Understanding the Comedy Genre

Along with horror, comedy is one of the cheapest types of movies to film because most of the time, the settings are contemporary with few special effects, car crashes, or gunfire. However, writing comedy is not easy because humor is subjective. When writing a comedy, remember that comedies are always about a serious story underneath.

Take away the comedy in “Ghostbusters” and you have a horror story. Take away the comedy from any romantic comedy like “While You’re Sleeping” or “The Proposal” and you wind up with a serious romance drama. The first rule of comedy is that you need a serious story to serve as a foundation. Then you tell that serious story using humor.

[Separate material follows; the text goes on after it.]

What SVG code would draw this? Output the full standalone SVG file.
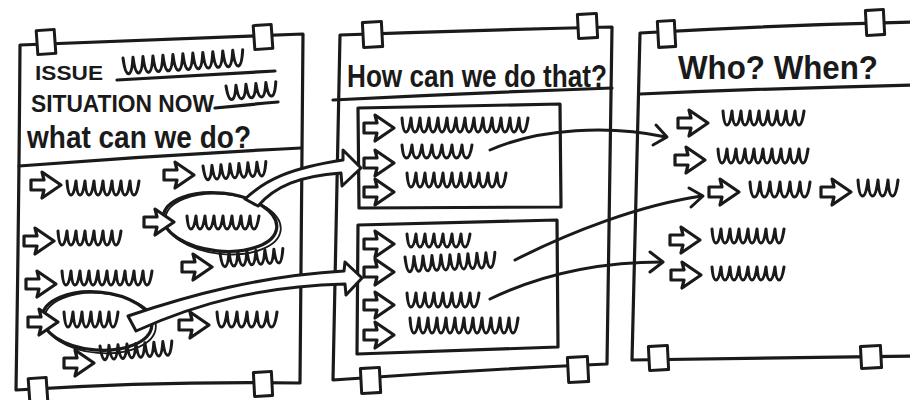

Comedies need to define a certain type of humor right from the start and maintain that type of humor. A raunchy R-rated comedy can get away with profanity and cussing while profanity and gross out scenes would look out of place in a comedy like “Ghostbusters.” If you’re going to write an R-rated comedy, then make sure you keep delivering the raunchy humor viewers expect from the start. “The Hangover” and “Girls Trip” promises raunchy humor and it delivers consistently on that promise.

On the other hand, a comedy like “Little Miss Sunshine” promises odd interactions between characters so there’s no gross out humor involving urine or nudity like a raunchy comedy like “Blockers.” Define the type of humor your story will deliver and stick with that type of humor from beginning to end.

Most importantly, your characters are never trying to be funny. In fact, they’re deadly serious, which is what makes them even funnier. In “Ghostbusters,” the characters aren’t trying to joke with each other by trading colorful insults like a bad TV sitcom. Instead, the characters are earnestly striving to achieve a goal and their serious behavior towards that goal is what creates the humor. One scene in “Ghostbusters” occurs when the villain asks Dan Akroyd, “Are you a god?” Confused, Dan Akroyd says no, at which point the villain nearly pushes the ghostbusters off the top of the skyscraper.

When they climb back on the roof, one character yells at Dan Akroyd and says, “The next time someone asks if you’re a god, you say yes!” The character delivering that line isn’t trying to be funny. He’s actually mad but his line comes across as funny. So besides using a serious story as its foundation, comedy also relies on characters acting seriously while the audience laughs at their seriousness that makes no sense.

In “It’s a Mad, Mad, Mad, Mad, World,” a group of people race across the country to be the first one to a buried treasure. All the characters are deadly serious about getting the treasure first, but the way they do so is funny. They nearly kill each other trying to get to the treasure (a serious story) and they behave quite logically in their own minds, but their interaction is funny to an outsider (the audience).

Although comedy is often used to tell a horror, romance, or dramatic story, comedy also has its own unique pattern that fits divides a story into four main acts:

  • Act I – The hero’s humorous antics don’t work in the current world
  • Act IIa – The hero has to enter a new world where his or her humorous antics do work
  • Act IIb – The hero’s humorous antics create more trouble and no longer work any more
  • Act III – The hero’s humorous antics help him or her achieve a happy ending

In “Harold and Maude,” Harold (the hero) uses his fake suicides to annoy his mother, but he’s stuck in a lonely, dead end life. Then Harold falls in love with Maude and to avoid the dates his mother sets up for him, Harold stages fake suicides to drive his dates away. Just when Harold wants to marry Maude, she commits suicide and he’s despondent. Finally in the end, he uses his fake suicide skills to show us how much he really has changed and embraced life.

In “Little Miss Sunshine,” a dysfunctional family fights each other. When they agree to help the hero (a young girl named Olive) drive to a beauty pageant, the family starts getting along with their shared goal of getting to the beauty pageant. Then when the grandfather dies and getting to the beauty pageant seems in doubt, none of the family’s humorous antics can help. Finally int he end, the family’s humorous antics help the little girl achieve her dream of competing in the beauty pageant.

Comedy is structured just like any other story, but it has its own four-part story structure. By following the structure of a serious story such as a romance or horror story, then following the structure of a comedy, you can write any type of comedy you want such as a romance comedy, a raunchy comedy, or a horror comedy like “Ghostbusters.”